The photo above occurred on a December day a few years back at Jane's Christmas dinner. It was a lovely evening but we tearfully realized upon leaving that Jack, despite his valiant battle, may not be with us much longer. Indeed, it would be the last time I would see him. In classic Jack fashion, his passing was marked by a celebratory wake as opposed to a solemn funeral. It was held at the Power Plant, his favorite brewpub, where they brewed a special ale in his honor. The place, unsurprisingly, was packed. No long-winded speeches were made but instead a simple toast in his honor....as it should have been.
Jack would not want a lot of fuss so I won't make any. I called him the Rascal because I was one of those people that had the distinct pleasure to discover what a Renaissance man Jack truly was. He was a gourmet cook, a voracious reader, a lover of great film and a creative painter. When that gruff exterior melted away to reveal that wonderful smile of his, it was a treat every time. It might be an ornery grin similar to my Dad's when he was up to something. It might be a proud smile when we raved over his culinary skills. It might even be that rare look of utter bliss that I witnessed when I caught him watching his beloved wife dance at a party they were giving for a friend. However that smile came, it was a joy to behold.
I mentioned in the post on Jane's recent Christmas dinner that Linda, after multiple requests, had surprised me with Jack's recipes. The bisque recipe is in Jack's own handwriting and I offered to copy it off as I believed the original should remain with Linda. Linda herself insisted I keep it as she believed that Jack would have wanted me to have it. Needless to say, I needed a few moments to recover after that statement. Jack would indeed be proud that I had decided to improve my cooking skills.
Keith and I decided to make Jack's Crab Bisque today on the anniversary date.
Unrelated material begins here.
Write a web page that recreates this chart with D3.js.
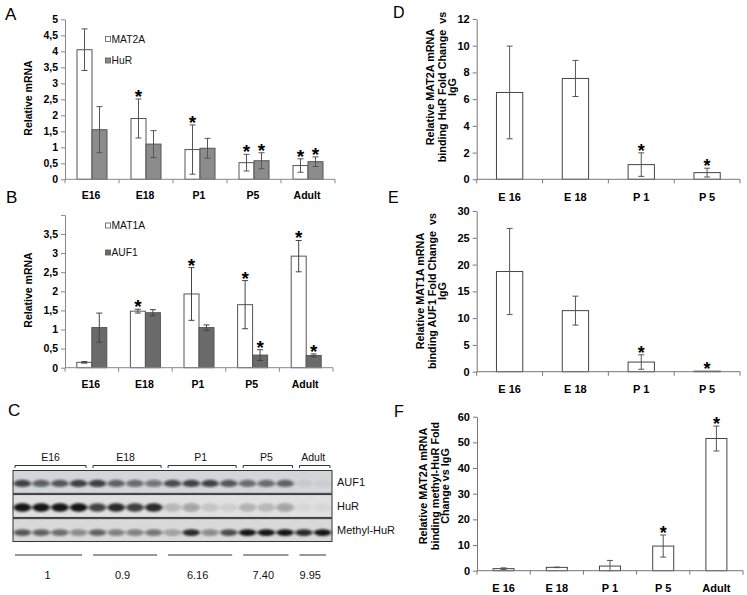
<!DOCTYPE html>
<html><head><meta charset="utf-8">
<script src="https://cdn.jsdelivr.net/npm/d3@7"></script>
<style>body{margin:0;background:#fff} svg{display:block} text{font-family:"Liberation Sans",Arial,sans-serif}</style>
</head><body>
<svg id="c" width="747" height="595"></svg>
<script>
// ---------- DATA ----------
const stages = ["E16","E18","P1","P5","Adult"];
const ticksA = [0,0.5,1,1.5,2,2.5,3,3.5,4,4.5,5];
const mat2aA = [4.05,1.9,0.93,0.52,0.43];
const mat2aAErr = [0.65,0.61,0.77,0.26,0.21];
const mat2aASig = [0,1,1,1,1];
const hurA = [1.55,1.1,0.97,0.58,0.55];
const hurAErr = [0.72,0.42,0.31,0.25,0.15];
const hurASig = [0,0,0,1,1];

const ticksB = [0,0.5,1,1.5,2,2.5,3,3.5,4];
const mat1aB = [0.14,1.48,1.93,1.65,2.92];
const mat1aBErr = [0.02,0.05,0.69,0.63,0.41];
const mat1aBSig = [0,1,1,1,1];
const auf1B = [1.05,1.44,1.05,0.33,0.32];
const auf1BErr = [0.38,0.08,0.07,0.14,0.04];
const auf1BSig = [0,0,0,1,1];

const ripStages4 = ["E 16","E 18","P 1","P 5"];
const ripStages5 = ["E 16","E 18","P 1","P 5","Adult"];
const ticksD = [0,2,4,6,8,10,12];
const valsD = [6.5,7.55,1.1,0.5];
const errD = [3.47,1.35,0.88,0.33];
const sigD = [0,0,1,1];
const ticksE = [0,5,10,15,20,25,30];
const valsE = [18.7,11.4,1.8,0.1];
const errE = [8.05,2.7,1.35,0];
const sigE = [0,0,1,1];
const ticksF = [0,10,20,30,40,50,60];
const valsF = [0.8,1.3,1.8,9.6,51.5];
const errF = [0.3,0.1,2.2,4.3,4.85];
const sigF = [0,0,0,1,1];

// Western blot (panel C)
const lanesPerGroup = [4,4,4,3,2];
const blotRows = ["AUF1","HuR","Methyl-HuR"];
const auf1Bands   = [0.75,0.6,0.65,0.8, 0.8,0.6,0.55,0.5, 0.7,0.75,0.75,0.65, 0.55,0.55,0.6, 0.06,0.04];
const hurBands    = [1,1,1,1, 0.75,0.9,0.8,0.9, 0.18,0.3,0.12,0.08, 0.2,0.18,0.3, 0.04,0.04];
const methylBands = [0.65,0.6,0.55,0.4, 0.6,0.45,0.45,0.5, 0.3,0.9,0.4,0.7, 1,1,1, 0.9,1];
const ratioLabels = ["1","0.9","6.16","7.40","9.95"];

// ---------- DRAW ----------
const svg = d3.select("#c");
const FONT = '"Liberation Sans",Arial,sans-serif';

function panel(o){
  const g = svg.append("g");
  const x = d3.scaleBand().domain(o.cats).range([o.left,o.right]);
  const y = d3.scaleLinear().domain([0,o.max]).range([o.bottom,o.top]);
  const ns = o.series.length;
  const bw = x.bandwidth();
  const sub = d3.scaleBand().domain(d3.range(ns)).range([(bw-o.groupW)/2,(bw+o.groupW)/2]);
  o.series.forEach((s,si)=>{
    o.cats.forEach((c,i)=>{
      const bx = x(c)+sub(si), w = sub.bandwidth();
      g.append("rect").attr("x",bx).attr("y",y(s.vals[i])).attr("width",w)
        .attr("height",y(0)-y(s.vals[i])).attr("fill",s.fill)
        .attr("stroke",o.barStroke).attr("stroke-width",1);
      const cx = bx+w/2;
      const top = y(s.vals[i]+s.errs[i]);
      if(s.errs[i]>0){
        const bot = y(Math.max(0,s.vals[i]-s.errs[i]));
        g.append("line").attr("x1",cx).attr("x2",cx).attr("y1",top).attr("y2",bot).attr("stroke",o.errColor).attr("stroke-width",1);
        [top,bot].forEach(yy=>g.append("line").attr("x1",cx-3).attr("x2",cx+3).attr("y1",yy).attr("y2",yy).attr("stroke",o.errColor).attr("stroke-width",1));
      }
      if(s.sig[i]){
        g.append("text").attr("x",cx).attr("y",top+o.starDy).attr("text-anchor","middle")
          .attr("font-size",o.starSize).attr("font-weight","bold").attr("fill","#000").text("*");
      }
    });
  });
  // y axis
  const ya = d3.axisLeft(y).tickValues(o.ticks).tickSize(4).tickSizeOuter(0).tickPadding(3)
     .tickFormat(o.fmt);
  const ag = g.append("g").attr("transform",`translate(${o.left},0)`).call(ya);
  ag.selectAll("path,line").attr("stroke",o.axisColor);
  ag.selectAll("text").attr("font-family",FONT).attr("font-size",o.tickSize).attr("font-weight","bold").attr("fill","#000");
  // x axis
  g.append("line").attr("x1",o.left).attr("x2",o.right).attr("y1",y(0)).attr("y2",y(0)).attr("stroke",o.axisColor);
  d3.range(o.cats.length+1).forEach(i=>{
    const xx = o.left + i*x.step();
    g.append("line").attr("x1",xx).attr("x2",xx).attr("y1",y(0)).attr("y2",y(0)+4).attr("stroke",o.axisColor);
  });
  o.cats.forEach(c=>{
    g.append("text").attr("x",x(c)+bw/2+o.labelDx).attr("y",o.labelY).attr("text-anchor","middle")
      .attr("font-size",o.catSize).attr("font-weight","bold").text(c);
  });
  // y label
  const lines = o.ylabel;
  lines.forEach((t,i)=>{
    g.append("text").attr("transform",`translate(${o.ylx[i]},${o.yly}) rotate(-90)`)
      .attr("text-anchor","middle").attr("dominant-baseline","central")
      .attr("font-size",o.ylSize).attr("font-weight","bold").attr("xml:space","preserve").text(t);
  });
  return {x,y,g};
}
const comma = d=> String(d).replace(".",",");

panel({cats:stages,left:65,right:335,top:19.3,bottom:179.3,max:5,ticks:ticksA,fmt:comma,
  groupW:30,barStroke:"#555",errColor:"#555",axisColor:"#888",tickSize:10.5,catSize:10.5,labelY:199,labelDx:-1,
  starSize:19,starDy:4,ylabel:["Relative mRNA"],ylx:[28],yly:98,ylSize:10.5,
  series:[{vals:mat2aA,errs:mat2aAErr,sig:mat2aASig,fill:"#fff"},{vals:hurA,errs:hurAErr,sig:hurASig,fill:"#8c8c8c"}]});

panel({cats:stages,left:65,right:333,top:214.9,bottom:367.7,max:4,ticks:ticksB,fmt:d=>d===4?"":comma(d),
  groupW:30,barStroke:"#555",errColor:"#444",axisColor:"#888",tickSize:10.5,catSize:10.5,labelY:388,labelDx:-1,
  starSize:19,starDy:4,ylabel:["Relative mRNA"],ylx:[28],yly:290,ylSize:10.5,
  series:[{vals:mat1aB,errs:mat1aBErr,sig:mat1aBSig,fill:"#fff"},{vals:auf1B,errs:auf1BErr,sig:auf1BSig,fill:"#6a6a6a"}]});

const ripSeries = (v,e,s)=>[{vals:v,errs:e,sig:s,fill:"#fff"}];
panel({cats:ripStages4,left:476.7,right:740,top:19,bottom:179.3,max:12,ticks:ticksD,fmt:d=>d,
  groupW:26.3,barStroke:"#444",errColor:"#555",axisColor:"#777",tickSize:11,catSize:11,labelY:200.5,labelDx:0,
  starSize:18,starDy:4,ylabel:["Relative MAT2A mRNA","binding HuR Fold Change  vs","IgG"],ylx:[430,441.5,452],yly:87,ylSize:10.8,
  series:ripSeries(valsD,errD,sigD)});

panel({cats:ripStages4,left:476.7,right:740,top:211,bottom:371.7,max:30,ticks:ticksE,fmt:d=>d,
  groupW:26.3,barStroke:"#444",errColor:"#555",axisColor:"#777",tickSize:11,catSize:11,labelY:393,labelDx:0,
  starSize:18,starDy:4,ylabel:["Relative MAT1A mRNA","binding AUF1 Fold Change  vs","IgG"],ylx:[420,431.5,442],yly:291,ylSize:10.8,
  series:ripSeries(valsE,errE,sigE)});

panel({cats:ripStages5,left:477,right:743,top:416.7,bottom:570.7,max:60,ticks:ticksF,fmt:d=>d,
  groupW:21,barStroke:"#444",errColor:"#555",axisColor:"#777",tickSize:11,catSize:11,labelY:592,labelDx:0,
  starSize:18,starDy:4,ylabel:["Relative MAT2A mRNA","binding methyl-HuR Fold","Change vs IgG"],ylx:[423,434.5,445],yly:486,ylSize:10.8,
  series:ripSeries(valsF,errF,sigF)});

// panel letters
[["A",5,20,17],["B",6,203,17],["C",8,416,17],["D",393,18,16],["E",388,203,16],["F",394,417,16]].forEach(([t,x,y,s])=>{
  svg.append("text").attr("x",x).attr("y",y).attr("font-size",s).text(t);
});

// legends
[[ "MAT2A","#fff",36.5,42.5],["HuR","#8c8c8c",58,64],["MAT1A","#fff",223,228.5],["AUF1","#6a6a6a",250,255.5]].forEach(([t,f,by,ty])=>{
  svg.append("rect").attr("x",105.5).attr("y",by).attr("width",5).attr("height",5).attr("fill",f).attr("stroke","#555").attr("stroke-width",0.8);
  svg.append("text").attr("x",111.5).attr("y",ty).attr("font-size",10.3).attr("fill","#111").text(t);
});

// ---------- Panel C : western blot ----------
const defs = svg.append("defs");
defs.append("filter").attr("id","blur").attr("x","-50%").attr("y","-80%").attr("width","200%").attr("height","260%")
  .append("feGaussianBlur").attr("stdDeviation","1.5 1.1");
const nLanes = d3.sum(lanesPerGroup);
const lane = d3.scaleBand().domain(d3.range(nLanes)).range([13,332]);
const row = d3.scaleBand().domain(blotRows).range([470.5,541.5]).paddingInner(0.05);
const rowBg = ["#d3d6d9","#e0e0e0","#d9d9d9"];
const rowBands = [auf1Bands,hurBands,methylBands];
const bandRy = [3.6,4.2,3.4];
const bandDy = [1.5,1.5,2.5];
const cg = svg.append("g");
blotRows.forEach((r,ri)=>{
  cg.append("rect").attr("x",lane.range()[0]).attr("y",row(r)).attr("width",lane.range()[1]-lane.range()[0])
    .attr("height",row.bandwidth()).attr("fill",rowBg[ri]).attr("stroke","#333").attr("stroke-width",1);
  const bg = cg.append("g").attr("filter","url(#blur)");
  rowBands[ri].forEach((v,li)=>{
    bg.append("ellipse").attr("cx",lane(li)+lane.bandwidth()/2).attr("cy",row(r)+row.bandwidth()/2+bandDy[ri])
      .attr("rx",lane.bandwidth()*0.47).attr("ry",bandRy[ri]).attr("fill","#151515").attr("opacity",v);
  });
  cg.append("text").attr("x",337).attr("y",row(r)+row.bandwidth()/2+4).attr("font-size",11).attr("fill","#111").text(r);
});
let start = 0;
lanesPerGroup.forEach((n,gi)=>{
  const x0 = lane(start), x1 = lane(start+n-1)+lane.bandwidth();
  const bx0 = x0+ (gi===0?2:5), bx1 = x1-2;
  cg.append("path").attr("d",`M${bx0},468 V465.5 H${bx1} V468`).attr("fill","none").attr("stroke","#333").attr("stroke-width",1);
  cg.append("text").attr("x",(x0+x1)/2).attr("y",460.5).attr("text-anchor","middle").attr("font-size",10.5).attr("fill","#111").text(stages[gi]);
  cg.append("line").attr("x1",bx0).attr("x2",bx1-4).attr("y1",555).attr("y2",555).attr("stroke","#333");
  cg.append("text").attr("x",(x0+x1)/2-3).attr("y",579).attr("text-anchor","middle").attr("font-size",11).attr("fill","#111").text(ratioLabels[gi]);
  start += n;
});
</script>
</body></html>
I will save the Halibut dish for another day. The recipe is posted at the end and will count as Cookbook Challenge #15. The bisque was delicious and a visceral reminder of brother Jack. We served it with some Van Till Farms crusty sourdough bread and toasted Jack with a glass of red wine.
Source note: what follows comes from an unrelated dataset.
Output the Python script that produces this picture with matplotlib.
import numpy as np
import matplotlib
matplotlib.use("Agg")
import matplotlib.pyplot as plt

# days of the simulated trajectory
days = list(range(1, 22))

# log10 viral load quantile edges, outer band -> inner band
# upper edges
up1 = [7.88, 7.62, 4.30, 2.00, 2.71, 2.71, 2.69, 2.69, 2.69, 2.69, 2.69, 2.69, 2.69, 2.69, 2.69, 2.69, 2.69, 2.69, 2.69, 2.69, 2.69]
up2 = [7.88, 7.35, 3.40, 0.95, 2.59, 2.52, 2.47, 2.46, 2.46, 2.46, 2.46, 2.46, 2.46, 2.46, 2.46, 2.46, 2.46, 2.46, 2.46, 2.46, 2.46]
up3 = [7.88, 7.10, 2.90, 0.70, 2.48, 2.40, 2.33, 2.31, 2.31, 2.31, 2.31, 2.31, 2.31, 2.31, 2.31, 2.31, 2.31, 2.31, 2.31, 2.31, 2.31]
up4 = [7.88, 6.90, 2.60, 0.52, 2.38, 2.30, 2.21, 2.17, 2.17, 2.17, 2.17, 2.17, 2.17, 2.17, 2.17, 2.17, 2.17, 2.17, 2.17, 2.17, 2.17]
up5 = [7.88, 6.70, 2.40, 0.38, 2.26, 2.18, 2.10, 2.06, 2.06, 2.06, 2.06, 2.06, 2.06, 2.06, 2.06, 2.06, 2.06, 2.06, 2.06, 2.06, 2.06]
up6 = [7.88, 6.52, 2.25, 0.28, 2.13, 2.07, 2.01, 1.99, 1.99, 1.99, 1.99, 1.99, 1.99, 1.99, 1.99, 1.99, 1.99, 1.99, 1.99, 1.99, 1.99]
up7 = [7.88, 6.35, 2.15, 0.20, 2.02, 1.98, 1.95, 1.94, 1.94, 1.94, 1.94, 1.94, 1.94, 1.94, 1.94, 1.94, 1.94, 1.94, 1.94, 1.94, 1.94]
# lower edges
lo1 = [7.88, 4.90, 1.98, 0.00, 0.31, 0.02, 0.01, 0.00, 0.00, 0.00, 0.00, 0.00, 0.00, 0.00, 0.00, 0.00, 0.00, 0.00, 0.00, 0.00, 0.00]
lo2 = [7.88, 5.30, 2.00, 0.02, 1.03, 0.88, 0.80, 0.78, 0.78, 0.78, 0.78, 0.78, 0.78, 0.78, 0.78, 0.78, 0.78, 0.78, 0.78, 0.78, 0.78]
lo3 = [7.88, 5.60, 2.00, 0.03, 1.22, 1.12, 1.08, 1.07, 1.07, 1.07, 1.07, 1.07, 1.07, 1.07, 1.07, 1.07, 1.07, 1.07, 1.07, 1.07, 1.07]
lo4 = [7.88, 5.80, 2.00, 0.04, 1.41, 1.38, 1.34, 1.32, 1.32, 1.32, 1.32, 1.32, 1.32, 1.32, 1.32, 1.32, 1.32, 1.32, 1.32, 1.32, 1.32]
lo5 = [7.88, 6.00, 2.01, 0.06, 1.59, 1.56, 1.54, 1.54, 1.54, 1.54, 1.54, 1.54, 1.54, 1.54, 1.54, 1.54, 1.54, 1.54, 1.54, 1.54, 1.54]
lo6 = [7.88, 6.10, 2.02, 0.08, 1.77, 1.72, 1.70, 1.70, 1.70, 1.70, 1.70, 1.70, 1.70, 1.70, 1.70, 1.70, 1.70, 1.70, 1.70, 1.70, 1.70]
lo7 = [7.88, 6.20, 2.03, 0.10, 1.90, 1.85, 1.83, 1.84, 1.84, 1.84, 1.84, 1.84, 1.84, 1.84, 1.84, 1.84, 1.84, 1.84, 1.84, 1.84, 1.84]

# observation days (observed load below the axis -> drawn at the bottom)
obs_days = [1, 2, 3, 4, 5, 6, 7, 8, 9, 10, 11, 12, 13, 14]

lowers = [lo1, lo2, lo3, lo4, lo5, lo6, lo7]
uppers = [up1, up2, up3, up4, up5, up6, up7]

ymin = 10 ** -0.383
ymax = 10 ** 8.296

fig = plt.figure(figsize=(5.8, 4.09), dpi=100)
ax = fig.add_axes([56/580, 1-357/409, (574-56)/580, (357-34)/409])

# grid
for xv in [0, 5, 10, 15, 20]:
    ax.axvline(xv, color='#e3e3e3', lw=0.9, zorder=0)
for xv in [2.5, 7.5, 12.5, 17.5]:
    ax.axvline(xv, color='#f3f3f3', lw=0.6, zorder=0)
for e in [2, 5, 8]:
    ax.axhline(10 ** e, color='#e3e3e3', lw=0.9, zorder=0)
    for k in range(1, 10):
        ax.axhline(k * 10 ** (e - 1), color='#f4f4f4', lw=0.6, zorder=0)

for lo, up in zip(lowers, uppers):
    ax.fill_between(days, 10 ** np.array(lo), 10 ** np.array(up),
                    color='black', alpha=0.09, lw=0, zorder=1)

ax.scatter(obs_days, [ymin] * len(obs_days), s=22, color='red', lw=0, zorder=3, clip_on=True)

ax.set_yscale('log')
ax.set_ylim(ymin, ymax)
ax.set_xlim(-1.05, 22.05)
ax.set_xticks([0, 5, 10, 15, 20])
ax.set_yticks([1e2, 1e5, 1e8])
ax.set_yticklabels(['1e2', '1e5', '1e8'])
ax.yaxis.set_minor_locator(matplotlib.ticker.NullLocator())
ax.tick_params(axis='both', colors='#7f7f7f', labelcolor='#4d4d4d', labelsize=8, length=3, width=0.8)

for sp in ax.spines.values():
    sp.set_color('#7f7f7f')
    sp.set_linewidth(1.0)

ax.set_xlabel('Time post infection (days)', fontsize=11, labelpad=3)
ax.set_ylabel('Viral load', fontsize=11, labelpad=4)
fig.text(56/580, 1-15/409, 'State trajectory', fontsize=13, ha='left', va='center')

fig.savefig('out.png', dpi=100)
Cheers, Jack. We miss ya. Send me some of your cooking mojo.
Jack's Crab Bisque
1 tbsp unsalted butter
1 tbsp canola oil
3 large shallots, minced
5 cups chicken broth
2 cups heavy cream
3/4 - 1 lb. fresh or frozen crabmeat
1/2 cup dry sherry
minced tarragon or flat-leaf parsley
In a large soup pot, melt butter with oil. Over medium heat, add shallots and saute until translucent; about 2-3 minutes. Add chicken stock, heavy cream and crabmeat and salt and pepper to taste. Cook until heated through, about 5 minutes. Slowly stir in sherry and continue cooking for about 2-3 minutes. Taste and adjust seasoning. Remove from fire and either use immersion blender or regular blender to blend until smooth.